El Vaticano puede impedir la inhumación de Franco en La Almudena, pero igual no lo hace
La negligencia del Gobierno en el plan de evacuación de Franco —era una buena idea exhumarlo y una mala praxis descuidar los pormenores del destino— no contradice el cinismo con que el Vaticano pretende sustraerse a su responsabilidad en la hipotética glorificación catedralicia del caudillo. Francisco no hubiera tolerado que el dictador Videla fuera trasladado a la catedral de Buenos Aires, pero se desentiende del peligro de la idolatría franquista en La Almudena, hasta el extremo de simplificar la crisis a un problema bilateral entre la familia y el Estado español.
Ha incurrido Carmen Calvo en el error de presumir de un acuerdo vaticano que no existía, pero ha sobreactuado la Santa Sede en el énfasis de la rectificación, más o menos como si pretendiera represaliar al Gobierno socialista en sus iniciativas contra las leyes de Dios —la eutanasia, el aborto, el matrimonio gay— y como si relativizara la gravedad que implica canonizar a Franco en la catedral de Madrid, concediéndosele el derecho intolerable a un espacio de devoción.
La provocación puede y debe impedirse. No está claro si forzándose la letra de la ley de memoria histórica —el espíritu está bastante claro— o si reclamándose la mediación del Vaticano, cuya primera y única autoridad, Francisco, tanto puede recurrir a la imposición teocrática de la solución definitiva como puede sujetarse en el derecho canónico, toda vez que la inhumación de Franco en La Almudena y el correspondiente fetichismo necrófilo alterarían la normalidad del culto, más allá de revitalizar los fantasmas del nacional-catolicismo con el megáfono de Vox.

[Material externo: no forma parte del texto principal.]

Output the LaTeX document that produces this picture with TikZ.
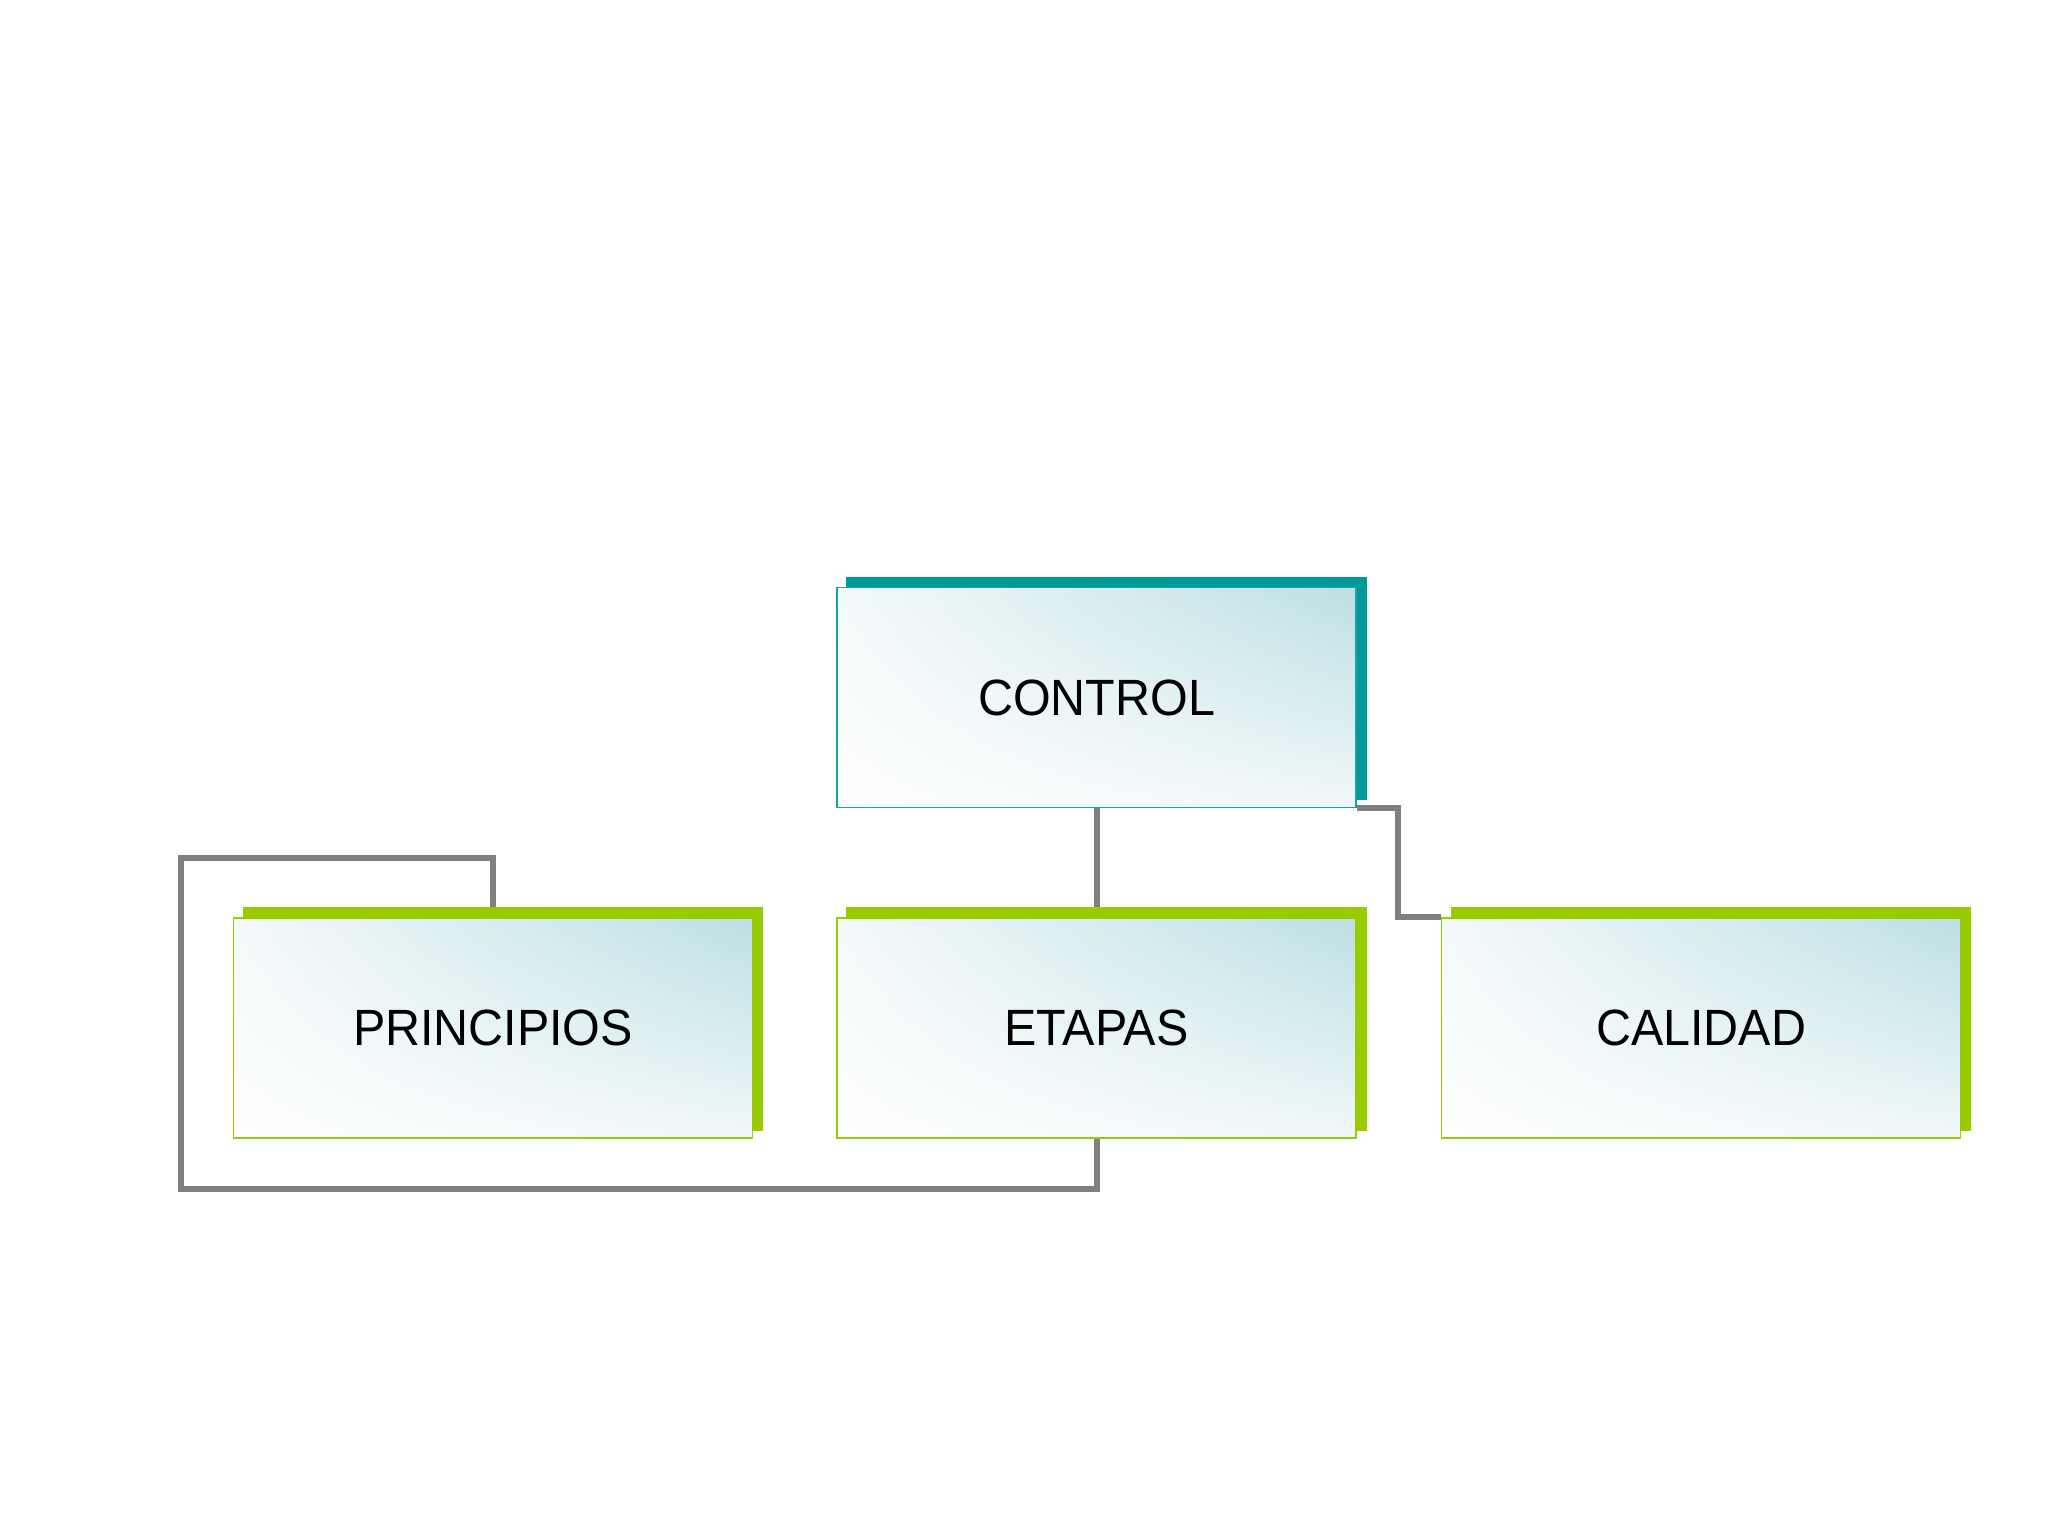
\documentclass[tikz,border=0pt]{standalone}
\usepackage{fontspec}
\setmainfont{Liberation Sans}[FakeStretch=0.95]
\usetikzlibrary{backgrounds,shadings}
\definecolor{tealc}{HTML}{009999}
\definecolor{tealborder}{HTML}{1AA3A3}
\definecolor{greenc}{HTML}{99CC00}
\definecolor{tintc}{HTML}{BCDFE3}
\definecolor{paleul}{HTML}{F4F9FA}
\definecolor{palelr}{HTML}{F0F7F9}
\definecolor{linec}{HTML}{808080}
\pgfdeclarelayer{pagebg}
\pgfdeclarelayer{lines}
\pgfdeclarelayer{shadowl}
\pgfsetlayers{pagebg,lines,shadowl,main}
\tikzset{
  boxbase/.style={rectangle, minimum width=259.5pt, minimum height=110pt, inner sep=0pt,
    line width=0.9pt, font=\fontsize{25.5}{30}\selectfont, text=black,
    upper left=paleul, upper right=tintc, lower left=white, lower right=palelr},
  topbox/.style={boxbase, draw=tealborder},
  subbox/.style={boxbase, draw=greenc},
  conn/.style={draw=linec, line width=3pt},
}
\newcommand{\boxshadow}[2]{%
  \begin{pgfonlayer}{shadowl}
    \fill[#2] ([shift={(5pt,4pt)}]#1.south west) rectangle ([shift={(5pt,5pt)}]#1.north east);
  \end{pgfonlayer}}
\begin{document}
\begin{tikzpicture}[x=0.5pt,y=-0.5pt]
  \begin{pgfonlayer}{pagebg}
    \fill[white] (0,0) rectangle (2048,1536);
  \end{pgfonlayer}
  \useasboundingbox (0,0) rectangle (2048,1536);
  \node[topbox] (control) at (1096.5,697.5) {CONTROL};
  \node[subbox] (principios) at (493,1028) {PRINCIPIOS};
  \node[subbox] (etapas) at (1096.5,1028) {ETAPAS};
  \node[subbox] (calidad) at (1701,1028) {CALIDAD};
  \boxshadow{control}{tealc}
  \boxshadow{principios}{greenc}
  \boxshadow{etapas}{greenc}
  \boxshadow{calidad}{greenc}
  \coordinate (lt) at (181,858);
  \coordinate (lb) at (181,1189);
  \begin{pgfonlayer}{lines}
    \draw[conn] (control.south) -- (etapas.north);
    \draw[conn] (control.south east) -- ++(41,0) |- (calidad.north west);
    \draw[conn] (principios.north) |- (lt) -- (lb) -| (etapas.south);
  \end{pgfonlayer}
\end{tikzpicture}
\end{document}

“Con la Iglesia hemos dado”, Sancho, espeta el Quijote a su escudero. Con la Iglesia hemos dado, Sánchez, se deduce de una resaca paródica de la novela cervantina encubierta en matices berlanguianos, pues el sindiós de la resurrección de Franco trasciende entre Halloween y el día de los difuntos, a semejanza de una tragicomedia que podría alojar un desenlace infame: sacar de Franco del túnel en que estaba sepultado para consagrarlo en la catedral de Madrid.
El Gobierno ha gestionado con torpeza el espectro del caudillo. La “operación ultratumba” tenía que haberse resuelto con la rapidez y asepsia de una misión paracaidista, pero los errores y las incongruencias, aun mereciendo el escarmiento de Sánchez en la gestión el expediente X, no merecen el castigo nacional de una canonización accidental de Franco.
Para evitarla, la Iglesia, el Vaticano, disponen de todos los instrumentos de coacción y de neutralización. En caso contrario, Francisco el revolucionario correría el riesgo de amparar el akelarre. Y de consentir no ya el culto idólatra a una momia, sino la condescendencia hacia un régimen entre cuyos cómplices no escasearon precisamente los obispos ni las avispas.